Hello. What are you doing for exterior lighting? You should have something outside the exterior doors.

Also, you should create a lighting plan for your cabin. Too many people wind up with a single ceiling bulb in the room (especially in the kitchen) and then work with shadows on the countertops (perhaps consider installing LED under cabinet strip lights for task lighting). Light where you need it is always much better than general room lighting.

As to your HRV, I too have to install one (Canadian codes). I am looking at the Canarm Micra 60 commercial single room HRV.

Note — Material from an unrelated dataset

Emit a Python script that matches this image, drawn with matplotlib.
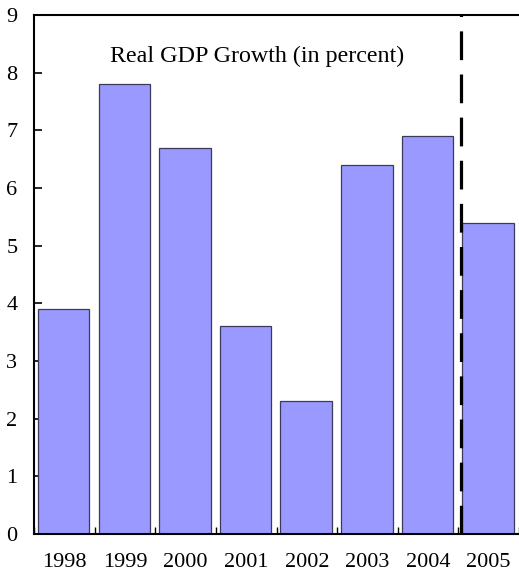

https://www.canarm.com/hvac/hrv-micra-60.html

It uses no ducts, can ventilate a room up to 650 sq' and uses 4.2 watts on its lowest setting (under specifications).

Snoop1967
Member
# Posted: 28 Jan 2019 20:38
Reply 


Wow! Loads of advice! Here's my bulk answer to all....with all your help, I have the panel figured out!!!! I'm not installing a switch. Having a dedicated genny panel with 4 circuits. I am wiring totally separate solar....I work in new residential construction....there is massive waste, including loads of 1/2 spools of 14-2, 14-3, etc....cost to me will be nominal. Wiring is easy for me....my best friend is licensed and uses me for free labor all the time I dont need oversight by a licensed tradesman. All I have to do is pass the inspection by the electrical safety authority at framing stage, then final. In the old days we all had a choice of 40/60/100w for bulbs. Nowadays, we can have a 5 bulb chandelier totaling 35w! I will have low watt/high lumen LED motions outside of 2 doorways, plus parking pad. On genny panel, I will have 'code following' wiring. Outlets every designated spacing, etc. Solar will be legal but basic...2 outlets inside; 1 outside. Basic lighting. The hrv mentioned by Rockies wont fly here...no venting? Our code is worried about CO, so we must bring in fresh outside air and exhaust stable inside air. The unit I have in mind draws around 70w with a surge of near 110. I have never mentioned this....water supply for dishes and handwashing will be gravity assisted, but 12v pump operated, rainwater! We will cart in drinking water or use the town tested public spring water fill up station! It's delicious water! In the house, but separated by 'double doors' will be a composting toilet. Outside will be a beauty class 3 shithouse! I hope I dont disappoint with wanting to be so simple? For the next 10 years until retirement, the cottage will be 'occasional use'....2 of 4 weekends per summer and once a month come winter. I'm just trying to get outta the tiny house so we can have people come up. Any parting advice is still most welcome! You've all been very generous. Thanks! Kevin, Julie, Radar and Lola

rockies
Member
# Posted: 28 Jan 2019 20:46
Reply 


There is venting on that HRV unit. It exhausts stale air and brings in fresh air. There is, however, no ducting required. It just mounts on the wall and does the entire space.

Snoop1967
Member
# Posted: 28 Jan 2019 21:20
Reply 


So sorry....looked at the hrv specs. I am dumb. It will operate the same as a wall mounted propane fired furnace I will be installing. Thanks for the link, Rockies.

offgrididaho
Member
# Posted: 28 Jan 2019 21:44
Reply 


To paraphrase cruising sailors:

"Go simple, go now!"

Snoop1967
Member
# Posted: 29 Jan 2019 16:23
Reply 


For the Micra HRV, how are the exhaust and intake so close together? The larger ducted units I see at work are mandated to not have exhaust/intake closer than 10 feet.